From the data that follows, print exactly the lines starting at the one containing "Recreate this image" and ending at the one containing "The picture is"; include both of them and nothing more.

* Stored rows *
"""

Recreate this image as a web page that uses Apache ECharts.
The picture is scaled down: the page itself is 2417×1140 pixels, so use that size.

"""
"""

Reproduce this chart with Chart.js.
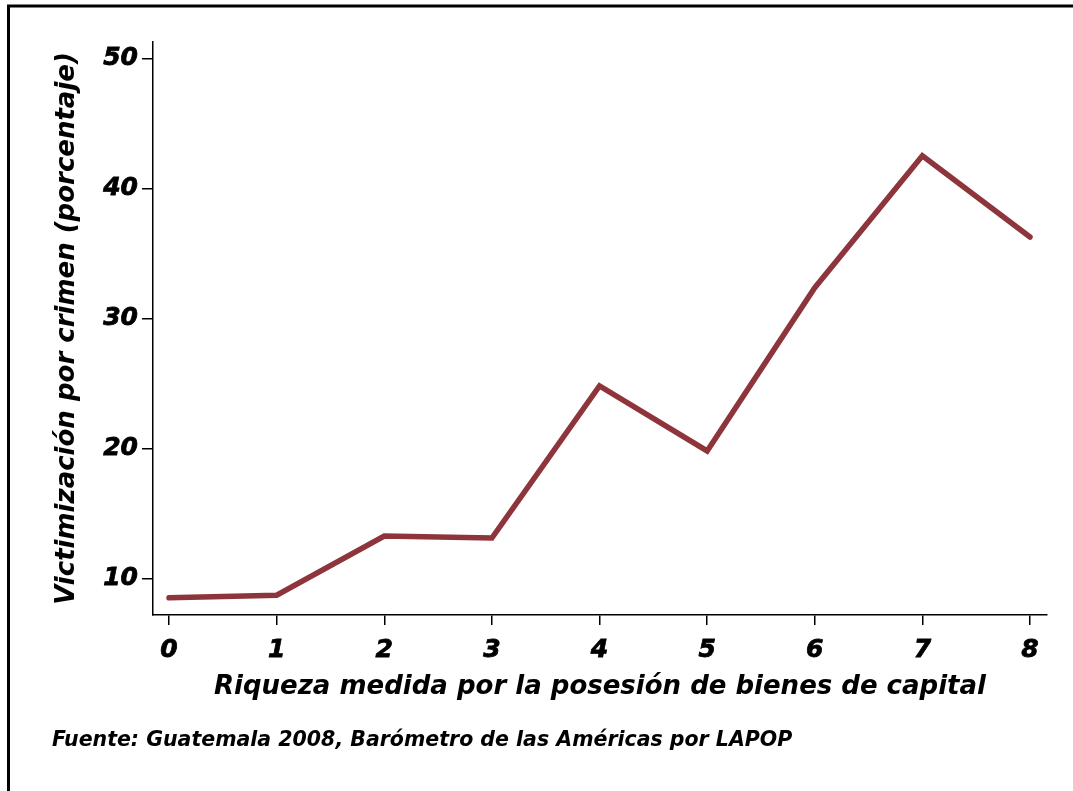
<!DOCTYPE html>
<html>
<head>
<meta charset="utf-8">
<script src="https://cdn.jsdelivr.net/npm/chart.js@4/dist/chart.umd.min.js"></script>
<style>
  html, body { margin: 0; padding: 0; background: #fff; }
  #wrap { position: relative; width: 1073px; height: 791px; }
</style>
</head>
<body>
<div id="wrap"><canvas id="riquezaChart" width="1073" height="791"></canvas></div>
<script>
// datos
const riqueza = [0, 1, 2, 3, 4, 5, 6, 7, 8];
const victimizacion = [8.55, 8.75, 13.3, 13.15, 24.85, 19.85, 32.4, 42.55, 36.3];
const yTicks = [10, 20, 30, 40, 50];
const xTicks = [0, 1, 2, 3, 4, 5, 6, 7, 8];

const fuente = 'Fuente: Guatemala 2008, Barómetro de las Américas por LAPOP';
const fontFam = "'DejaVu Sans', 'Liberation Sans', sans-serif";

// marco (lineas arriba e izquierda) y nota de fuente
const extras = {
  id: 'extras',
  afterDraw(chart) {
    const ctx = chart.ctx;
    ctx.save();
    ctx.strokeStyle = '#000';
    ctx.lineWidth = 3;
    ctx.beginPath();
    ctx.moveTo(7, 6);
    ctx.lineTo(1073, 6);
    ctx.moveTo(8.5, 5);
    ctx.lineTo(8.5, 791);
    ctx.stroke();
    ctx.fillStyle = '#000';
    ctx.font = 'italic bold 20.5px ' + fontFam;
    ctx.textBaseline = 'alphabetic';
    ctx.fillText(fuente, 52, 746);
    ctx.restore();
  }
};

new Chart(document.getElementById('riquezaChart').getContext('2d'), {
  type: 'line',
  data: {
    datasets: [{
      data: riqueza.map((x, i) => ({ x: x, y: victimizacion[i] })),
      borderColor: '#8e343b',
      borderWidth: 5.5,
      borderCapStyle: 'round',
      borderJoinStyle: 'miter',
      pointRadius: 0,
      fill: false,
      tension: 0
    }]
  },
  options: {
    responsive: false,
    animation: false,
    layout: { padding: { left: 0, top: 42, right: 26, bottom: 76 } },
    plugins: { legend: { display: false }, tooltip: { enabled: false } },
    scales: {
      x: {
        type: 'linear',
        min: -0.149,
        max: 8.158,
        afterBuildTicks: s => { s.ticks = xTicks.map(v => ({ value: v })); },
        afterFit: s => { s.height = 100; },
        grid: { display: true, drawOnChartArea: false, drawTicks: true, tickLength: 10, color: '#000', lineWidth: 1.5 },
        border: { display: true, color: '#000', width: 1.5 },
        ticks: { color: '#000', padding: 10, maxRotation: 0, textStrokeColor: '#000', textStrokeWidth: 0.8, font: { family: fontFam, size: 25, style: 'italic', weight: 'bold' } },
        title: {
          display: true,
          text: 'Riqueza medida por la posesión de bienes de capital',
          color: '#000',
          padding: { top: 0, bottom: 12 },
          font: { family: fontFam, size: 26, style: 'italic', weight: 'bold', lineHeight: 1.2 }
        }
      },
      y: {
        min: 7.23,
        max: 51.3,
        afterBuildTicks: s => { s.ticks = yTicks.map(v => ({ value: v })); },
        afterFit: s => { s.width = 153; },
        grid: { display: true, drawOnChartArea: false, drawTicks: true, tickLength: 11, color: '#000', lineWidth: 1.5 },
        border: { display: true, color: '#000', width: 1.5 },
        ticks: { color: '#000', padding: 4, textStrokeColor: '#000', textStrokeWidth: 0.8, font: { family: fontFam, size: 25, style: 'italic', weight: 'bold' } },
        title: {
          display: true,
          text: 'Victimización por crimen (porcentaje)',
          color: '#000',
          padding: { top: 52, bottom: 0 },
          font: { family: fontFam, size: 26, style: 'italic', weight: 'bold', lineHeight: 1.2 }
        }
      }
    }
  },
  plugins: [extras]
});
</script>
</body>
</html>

"""

* Written solution *
Recreate this image as a web page that uses Apache ECharts.
The picture is scaled down: the page itself is 2417×1140 pixels, so use that size.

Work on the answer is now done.